[GIVEN REQUEST] Begin at the first line of the data and copy each line through the one containing "import plotly.graph_objects as go", that line included, with no pictures.

--- DATA ---

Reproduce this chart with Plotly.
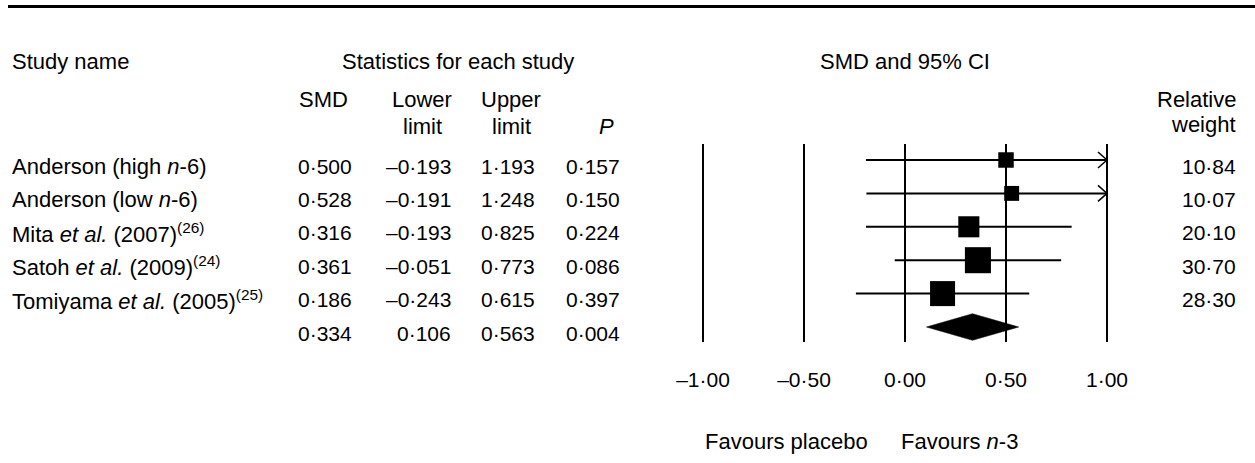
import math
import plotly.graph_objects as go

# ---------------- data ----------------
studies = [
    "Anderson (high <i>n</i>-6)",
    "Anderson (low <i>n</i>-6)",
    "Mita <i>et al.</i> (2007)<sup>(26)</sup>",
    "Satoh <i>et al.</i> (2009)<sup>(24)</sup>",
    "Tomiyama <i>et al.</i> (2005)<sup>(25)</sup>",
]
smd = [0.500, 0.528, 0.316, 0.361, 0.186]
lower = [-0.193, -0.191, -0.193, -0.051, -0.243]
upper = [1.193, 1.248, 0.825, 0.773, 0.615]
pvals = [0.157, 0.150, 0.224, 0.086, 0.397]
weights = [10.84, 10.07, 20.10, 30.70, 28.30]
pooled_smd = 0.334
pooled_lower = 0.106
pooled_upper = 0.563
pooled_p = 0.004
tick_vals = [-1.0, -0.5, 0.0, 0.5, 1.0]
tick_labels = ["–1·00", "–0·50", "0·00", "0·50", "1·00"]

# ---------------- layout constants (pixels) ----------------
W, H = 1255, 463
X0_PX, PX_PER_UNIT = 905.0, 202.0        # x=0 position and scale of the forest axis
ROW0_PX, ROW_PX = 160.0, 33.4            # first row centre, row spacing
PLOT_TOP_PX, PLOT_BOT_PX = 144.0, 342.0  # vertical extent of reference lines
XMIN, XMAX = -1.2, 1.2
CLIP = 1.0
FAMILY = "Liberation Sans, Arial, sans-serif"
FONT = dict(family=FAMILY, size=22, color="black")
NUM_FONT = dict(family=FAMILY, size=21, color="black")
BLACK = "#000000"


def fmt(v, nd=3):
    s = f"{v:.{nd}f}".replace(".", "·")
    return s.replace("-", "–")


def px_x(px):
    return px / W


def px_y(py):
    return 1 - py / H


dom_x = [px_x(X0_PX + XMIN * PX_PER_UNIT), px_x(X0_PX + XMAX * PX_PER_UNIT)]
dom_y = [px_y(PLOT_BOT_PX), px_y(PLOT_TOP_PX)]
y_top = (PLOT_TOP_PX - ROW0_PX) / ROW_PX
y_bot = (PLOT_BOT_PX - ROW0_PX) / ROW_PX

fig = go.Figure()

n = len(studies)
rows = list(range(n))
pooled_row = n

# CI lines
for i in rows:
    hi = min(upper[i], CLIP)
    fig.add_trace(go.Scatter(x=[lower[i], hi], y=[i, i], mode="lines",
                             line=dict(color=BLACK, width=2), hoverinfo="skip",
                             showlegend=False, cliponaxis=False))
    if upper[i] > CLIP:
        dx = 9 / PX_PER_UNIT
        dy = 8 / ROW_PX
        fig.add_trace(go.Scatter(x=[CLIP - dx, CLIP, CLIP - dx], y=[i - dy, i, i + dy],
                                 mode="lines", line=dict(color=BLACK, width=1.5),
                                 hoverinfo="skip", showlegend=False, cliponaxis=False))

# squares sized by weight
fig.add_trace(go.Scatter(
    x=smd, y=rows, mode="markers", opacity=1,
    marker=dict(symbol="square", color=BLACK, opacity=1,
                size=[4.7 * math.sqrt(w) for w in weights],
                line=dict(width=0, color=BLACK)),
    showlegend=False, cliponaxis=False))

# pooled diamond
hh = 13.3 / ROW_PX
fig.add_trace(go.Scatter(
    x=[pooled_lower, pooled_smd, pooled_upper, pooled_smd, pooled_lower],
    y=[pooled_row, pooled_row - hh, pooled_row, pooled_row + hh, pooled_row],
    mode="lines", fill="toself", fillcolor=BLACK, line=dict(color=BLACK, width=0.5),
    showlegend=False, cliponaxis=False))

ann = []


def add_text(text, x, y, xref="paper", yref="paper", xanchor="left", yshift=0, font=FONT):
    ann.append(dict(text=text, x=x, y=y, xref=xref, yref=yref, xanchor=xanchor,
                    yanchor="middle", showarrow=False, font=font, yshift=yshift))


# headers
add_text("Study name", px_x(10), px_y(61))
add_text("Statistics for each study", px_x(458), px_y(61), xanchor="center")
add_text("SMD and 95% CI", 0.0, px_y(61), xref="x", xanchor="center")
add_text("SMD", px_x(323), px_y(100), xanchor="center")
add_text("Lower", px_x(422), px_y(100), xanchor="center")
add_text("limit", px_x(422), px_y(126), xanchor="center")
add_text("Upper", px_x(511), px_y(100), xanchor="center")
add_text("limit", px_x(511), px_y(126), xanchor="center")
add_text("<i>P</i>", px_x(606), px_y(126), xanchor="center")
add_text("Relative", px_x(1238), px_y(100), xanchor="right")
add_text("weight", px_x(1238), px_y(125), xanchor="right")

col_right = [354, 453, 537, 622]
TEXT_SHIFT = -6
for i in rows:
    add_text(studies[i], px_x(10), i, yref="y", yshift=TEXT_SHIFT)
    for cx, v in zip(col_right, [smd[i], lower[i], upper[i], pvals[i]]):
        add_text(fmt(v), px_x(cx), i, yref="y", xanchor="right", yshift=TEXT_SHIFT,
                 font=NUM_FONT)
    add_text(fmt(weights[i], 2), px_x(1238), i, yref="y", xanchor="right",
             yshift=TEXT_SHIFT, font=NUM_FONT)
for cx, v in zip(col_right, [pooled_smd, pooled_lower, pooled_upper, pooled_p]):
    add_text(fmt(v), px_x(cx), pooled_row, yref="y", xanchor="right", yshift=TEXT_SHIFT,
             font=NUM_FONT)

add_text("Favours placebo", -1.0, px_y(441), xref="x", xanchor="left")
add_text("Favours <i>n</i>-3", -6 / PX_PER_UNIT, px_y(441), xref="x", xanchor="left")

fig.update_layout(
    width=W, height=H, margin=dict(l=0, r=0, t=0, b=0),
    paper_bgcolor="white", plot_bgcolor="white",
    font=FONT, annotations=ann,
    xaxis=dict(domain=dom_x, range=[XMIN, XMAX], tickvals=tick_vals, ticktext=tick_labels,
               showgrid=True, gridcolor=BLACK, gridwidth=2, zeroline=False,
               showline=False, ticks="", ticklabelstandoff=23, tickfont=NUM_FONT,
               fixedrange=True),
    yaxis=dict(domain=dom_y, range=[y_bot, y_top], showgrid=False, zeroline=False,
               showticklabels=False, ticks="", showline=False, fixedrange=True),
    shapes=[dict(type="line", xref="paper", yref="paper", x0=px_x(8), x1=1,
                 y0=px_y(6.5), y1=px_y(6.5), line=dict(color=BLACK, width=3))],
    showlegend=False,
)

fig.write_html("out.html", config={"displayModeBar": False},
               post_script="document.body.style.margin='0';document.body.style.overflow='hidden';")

---

[TASK ANSWER]
Reproduce this chart with Plotly.
import math
import plotly.graph_objects as go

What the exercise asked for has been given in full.